ループするITデバイス
僕らは3回ループする。何のことかと言うとITデバイスの話だ。新しいITデバイスが登場すると、最初は使いものにならないほど低性能だが、徐々に高性能化し、多くの人が利用するようになる。やがて性能が行き詰まり、目新しい機能が出てこなくなり、デバイスはコモディティ化する。過去多くのデバイスが同じルートを辿ってきた。
最初のループ:パソコン
最初のループはパソコンだ。Windows 3.1が登場したの1991年。今のWindows 10にも通ずるウィンドウのGUI、複数のソフトウェアを同時に動作できるマルチタスク機能は、当時としては画期的だった。だが、Windows 3.1はMS-DOSのいわばシェルみたいなものでもあったので、MS-DOSの制限を受け続けた。640KBのコンベンショナルメモリの制約はプログラマを悩ませた。複数のソフトウェアを起動すると動作しないで落ちることも多かった。
1995年のWindows 95登場をきっかけにして、Windowsとパソコンは爆発的に普及した。様々な機能が追加され、CPU・GPUも高性能化し、当初とは考えられないぐらい高密度のグラフィックを高速で表示できるようになった。
ただ、2005年辺りからパソコンの出荷台数は鈍化する。パソコンが多くの企業と家庭に行き渡ると、新規購入需要が減った。パソコンの高性能化は止まらなかったが、その性能を活かす画期的なソフトウェアが生まれず、買い替え需要も伸びなくなった。
2回目のループ:スマートフォン
2回目のループはスマートフォンだ。スマートフォンのマーケットを創ったiPhoneも初代iPhone、iPhone 3Gは日常的に使うには困難なスペックだった。 特にOSがマルチランゲージに最適化されておらず、日本語変換するだけでメモリを圧迫しアプリが落ちることもあった。初期のiPhoneで人気だったアプリはメモリを解放するアプリだった。今では考えられない。

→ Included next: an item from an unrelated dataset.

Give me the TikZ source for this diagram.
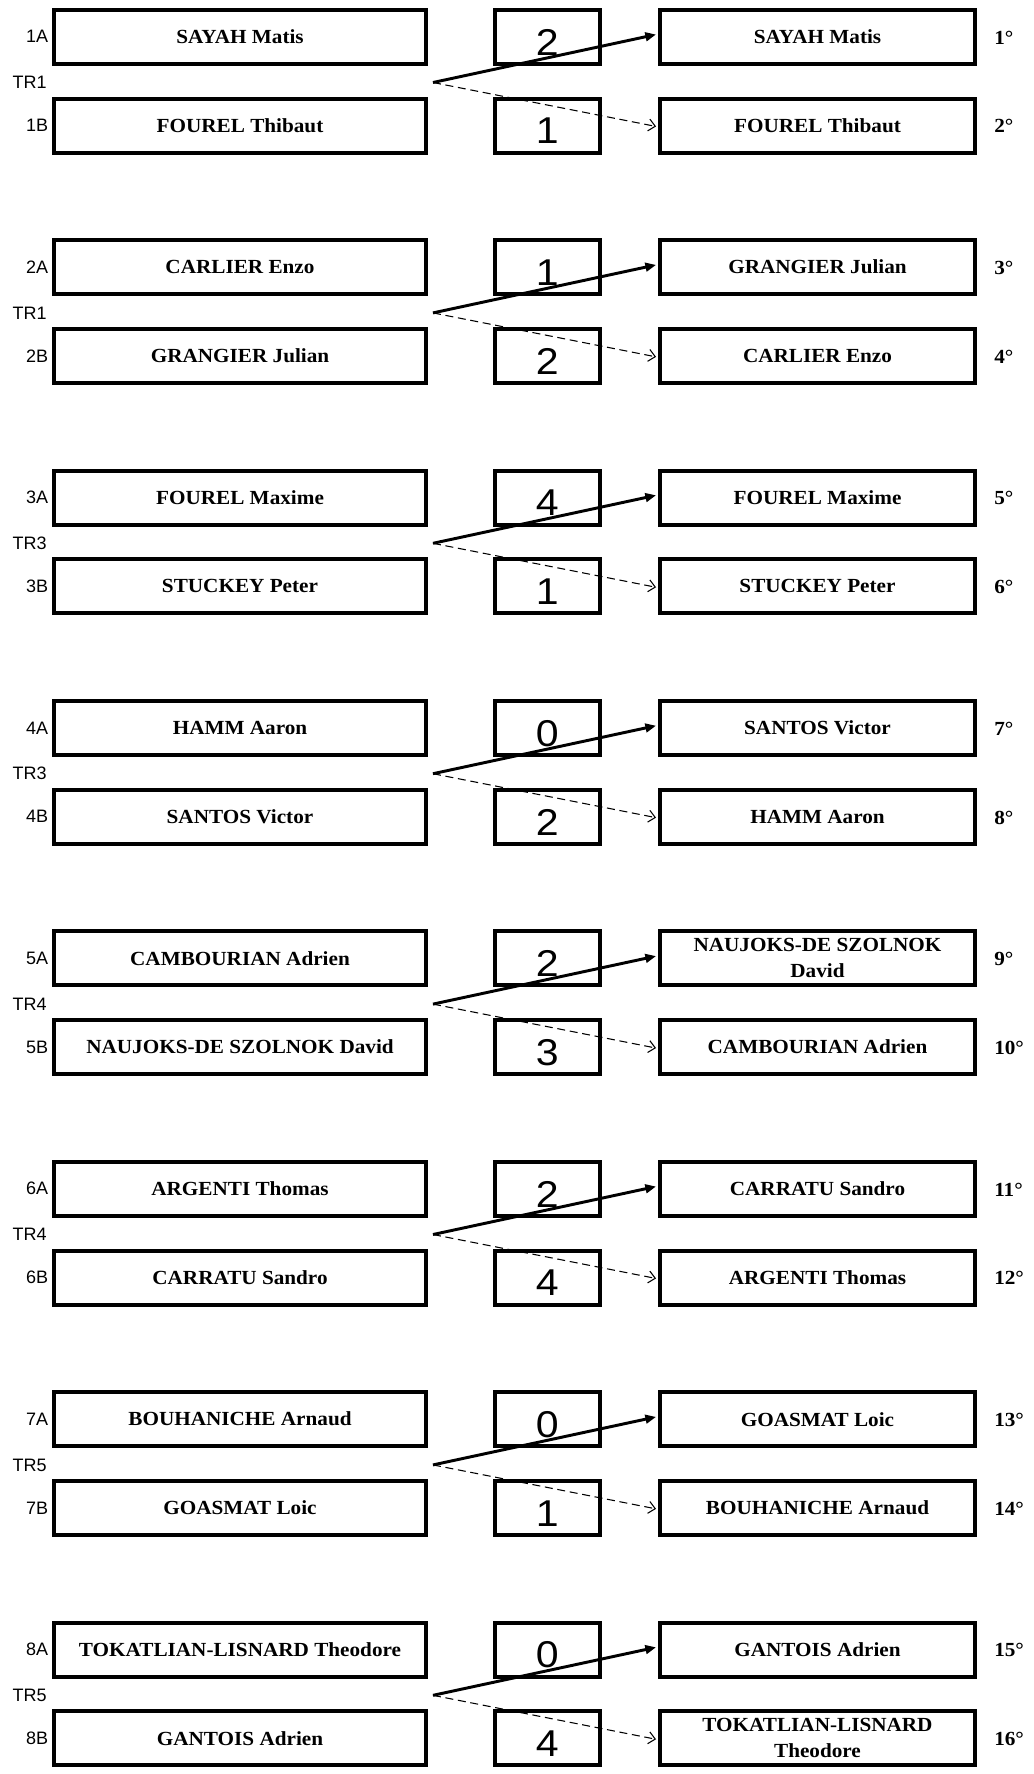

モデルチェンジを繰り返す度に内蔵メモリが増えて、OSであるOS Xも最適化が進んできた。Androidと競争しながら、毎年新しい機能を追加してきたが、ここ数年は出荷台数が伸びなくなってきた。
目新しい機能が減り、ミニマルデザインを追求するAppleデザインもフルディスプレイを実現したiPhone Xでひとつの究極点に達した。
3回目のループ:ウェアラブルデバイス / スマートスピーカー
3回目のループはなんだろう。Apple Watchに代表されるウェラブルデバイスか、Alexaなどのスマートスピーカーか。Apple Watchも初代は性能が低く、アプリがまともに動作しなかった。スマートスピーカーも、音声アシスタントの先駆けであるSiriは認識精度も低く、できることも限られていた。
Apple Watchもスマートスピーカーも、ここにきて日常で使える性能になってきた。
ここまで両デバイスの歩んできた道は、パソコンとスマートフォンの道のりとよく似ている。違う点は、Apple Watchもスマートスピーカーも過去のデバイスを駆逐するのではなく、追加されたデバイスだということだ。
パソコンが登場し、オフコンと呼ばれた事務処理に特化したコンピューターは消滅した。スマートフォンの登場で、パソコンを代替する機会も増えた。
Apple Watchは初代の頃と比べて単体で多くのことができるようになった。セルラー機能を搭載し、この秋に登場するwatchOS 6ではApple Watch単体でOSのアップデート、アプリのインストールができるようになる。しかし、Apple Watchを購入したらiPhoneが不要になるには、まだ時間がかかりそうだ。
スマートスピーカーを購入しても、スマートフォンは必要だ、今のところは。ディスプレイ付きのスマートスピーカーが登場して、音声だけではなく目視で確認できるようなった。音声でより多くの作業ができるようになれば、スマートフォンで行っているいくつかのことがスマートスピーカーで代替できるようになるかもしれない。それでも、「入力」作業でスマートスピーカーがパソコンやスマートフォンに勝るには、かあなりの時間がかかるだろうし、そこまで至らない可能性も高い。音声での入力は周りに聞こえてしまうので、使える場所が限定される。
その次のループもあるのか
Windows 95から数えると12年後にiPhoneが登場し、iPhoneが生まれて今年で13年になる。Apple Watchは今年で5年目を迎え、Alexa登場から4年が経つ。あと8年ぐらいすると、また新しいデバイスが登場するのかもしれない。マウスとキーボードで両手を使って操作するパソコン、指で操作するスマートフォン、音声で操作するスマートスピーカー。次のデバイスは思念だろうか。